Along with other New Zealand news media RNZ has decided not to publish or broadcast footage or audio of the atrocity or to publicise details of the gunman's so-called manifesto.

That does not, however, mean that the offender's background, motivations and activities are off-limits. It will be vitally important that over time the news media delves into these matters, including by examining and demystifying the claims and conspiracies used to justify the atrocity.

Some members of our audience are asking why RNZ is continuing to publish and broadcast the name of the alleged perpetrator, Brenton Tarrant. While we understand the desire to keep the name from public view, his name is a known fact and should not be airbrushed away.

We will use the name judiciously and where it is relevant to a story as part of our commitment to provide a full and factual account of the outrage, its causes and aftermath.

A second, more challenging, phase of the coverage is now beginning.

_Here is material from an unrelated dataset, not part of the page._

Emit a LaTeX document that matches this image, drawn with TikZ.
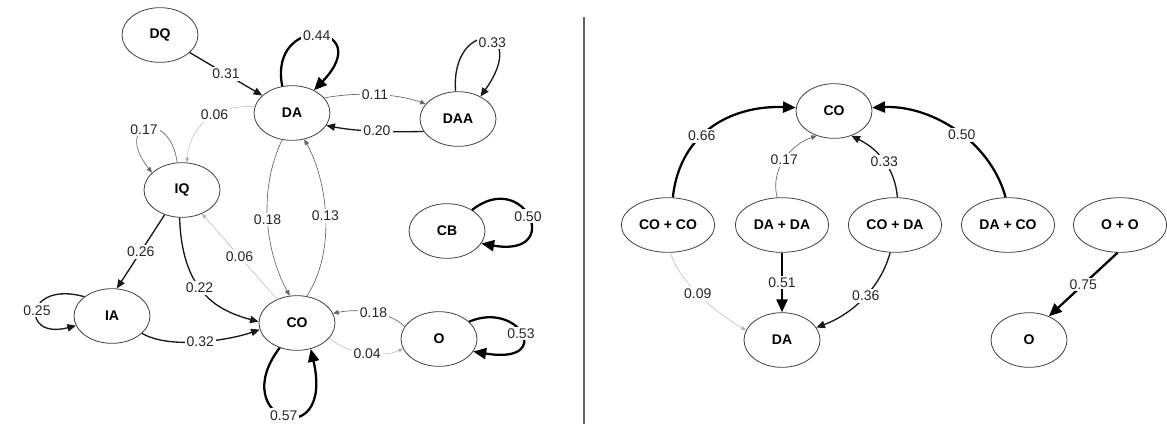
\documentclass[tikz,border=0pt]{standalone}
\usepackage{fontspec}
\setmainfont{Liberation Sans}
\usetikzlibrary{arrows.meta,shapes.geometric}

\begin{document}
\begin{tikzpicture}[x=0.75pt,y=-0.75pt,>={Triangle[length=2pt 4.5,width=1.5pt 4]},
  state/.style={ellipse,draw=black!75,line width=0.6pt,minimum width=57pt,minimum height=41pt,inner sep=0pt,font=\fontsize{10.5}{12}\selectfont\bfseries},
  pair/.style={state,minimum width=70pt},
  wt/.style={fill=white,inner sep=1.5pt,text=black!85,font=\fontsize{10.5}{12}\selectfont},
  pfaint/.style={->,draw=black!30,line width=0.35pt},
  plight/.style={->,draw=black!60,line width=0.5pt},
  pmid/.style={->,draw=black!90,line width=1pt},
  pheavy/.style={->,draw=black,line width=1.7pt}]
  \useasboundingbox (0,0) rectangle (1167,430);

  % single-mover chain
  \node[state] (DQ)  at (160,35)  {DQ};
  \node[state] (DA)  at (292,113) {DA};
  \node[state] (DAA) at (458,119) {DAA};
  \node[state] (IQ)  at (182,190) {IQ};
  \node[state] (IA)  at (112,316) {IA};
  \node[state] (CO)  at (297,323) {CO};
  \node[state] (CB)  at (447,231) {CB};
  \node[state] (O)   at (439,339) {O};

  \draw[pmid] (DQ) -- node[wt]{0.31} (DA);
  \draw[pheavy] (DA.110) .. controls (268,12) and (378,24) .. node[wt,pos=0.5]{0.44} (DA.46);
  \draw[plight] (DA.25) .. controls (355,92) and (395,93) .. node[wt]{0.11} (DAA.155);
  \draw[pmid] (DAA.200) .. controls (395,132) and (360,132) .. node[wt]{0.20} (DA.-20);
  \draw[pmid] (DAA.95) .. controls (450,18) and (532,24) .. node[wt,pos=0.6]{0.33} (DAA.45);
  \draw[pfaint] (DA.170) .. controls (215,105) and (190,125) .. node[wt,pos=0.4]{0.06} (IQ.80);
  \draw[plight] (IQ.100) .. controls (170,108) and (112,122) .. node[wt,pos=0.55]{0.17} (IQ.150);
  \draw[pmid] (IQ.235) -- node[wt]{0.26} (IA.80);
  \draw[pmid] (IQ.265) .. controls (182,290) and (215,310) .. node[wt,pos=0.45]{0.22} (CO.178);
  \draw[pfaint] (CO.130) -- node[wt]{0.06} (IQ.-50);
  \draw[plight] (DA.250) .. controls (258,190) and (265,250) .. node[wt]{0.18} (CO.105);
  \draw[plight] (CO.70) .. controls (337,250) and (327,180) .. node[wt]{0.13} (DA.295);
  \draw[pmid] (IA.145) .. controls (25,280) and (20,340) .. node[wt]{0.25} (IA.195);
  \draw[pmid] (IA.-30) .. controls (170,350) and (230,340) .. node[wt]{0.32} (CO.190);
  \draw[pheavy] (CO.235) .. controls (225,420) and (335,455) .. node[wt]{0.57} (CO.-62);
  \draw[plight] (O.160) .. controls (390,312) and (360,308) .. node[wt]{0.18} (CO.15);
  \draw[pfaint] (CO.-25) .. controls (350,356) and (385,357) .. node[wt]{0.04} (O.195);
  \draw[pheavy] (O.30) .. controls (520,300) and (555,365) .. node[wt]{0.53} (O.-20);
  \draw[pheavy] (CB.40) .. controls (525,168) and (565,258) .. node[wt]{0.50} (CB.-20);

  \draw[black!60,line width=1.5pt] (584,17) -- (584,424);

  % pair reactions
  \node[state] (rCO) at (834,111)  {CO};
  \node[pair]  (cc)  at (668,225)  {CO + CO};
  \node[pair]  (dd)  at (782,225)  {DA + DA};
  \node[pair]  (cd)  at (895,225)  {CO + DA};
  \node[pair]  (dc)  at (1008,225) {DA + CO};
  \node[pair]  (oo)  at (1120,225) {O + O};
  \node[state] (rDA) at (782,340)  {DA};
  \node[state] (rO)  at (1029,340) {O};

  \draw[pheavy] (cc.80) .. controls (680,130) and (735,105) .. node[wt,pos=0.4]{0.66} (rCO.175);
  \draw[plight] (dd.100) .. controls (770,170) and (790,145) .. node[wt]{0.17} (rCO.235);
  \draw[pmid] (cd.85) .. controls (895,170) and (880,150) .. node[wt]{0.33} (rCO.-55);
  \draw[pheavy] (dc.95) .. controls (990,140) and (930,105) .. node[wt,pos=0.45]{0.50} (rCO.5);
  \draw[pfaint] (cc.-85) .. controls (680,285) and (720,315) .. node[wt,pos=0.45]{0.09} (rDA.165);
  \draw[pheavy] (dd) -- node[wt]{0.51} (rDA);
  \draw[pmid] (cd.-100) .. controls (880,290) and (850,315) .. node[wt,pos=0.45]{0.36} (rDA.20);
  \draw[pheavy] (oo.-95) -- node[wt]{0.75} (rO.50);
\end{tikzpicture}
\end{document}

This will be a long slog with coverage ongoing for years.

For some New Zealand journalists this will be hard, particularly those who witnessed the aftermath of the attacks and whose work brought them face-to-face with grieving families.

As an industry we need to take great care of these staff, not just now or next month but for the foreseeable future.

A royal commission of inquiry and a criminal trial lie ahead and will create new challenges for our coverage.

We will be determined to fully report these proceedings without becoming a mouthpiece for any hateful, extremist cause.

I am confident that RNZ and other New Zealand news media will do a thoroughly professional job of responsibly reporting on the commission of inquiry and the criminal trial. Senior editors from across the industry are already talking among ourselves and with the courts about how we will go about that.

The bigger risk is that some of the proceedings will be suppressed under the guise of protecting national security. Officialdom in New Zealand has a propensity to try to keep embarrassing lapses from plain sight, as the frequent abuse of the Official Information Act shows.

That should be resisted. If mistakes have been made they need to be exposed. RNZ will continue to play the distinct role of the journalist, looking into the darkness and the light and reporting what we see there without fear or favour.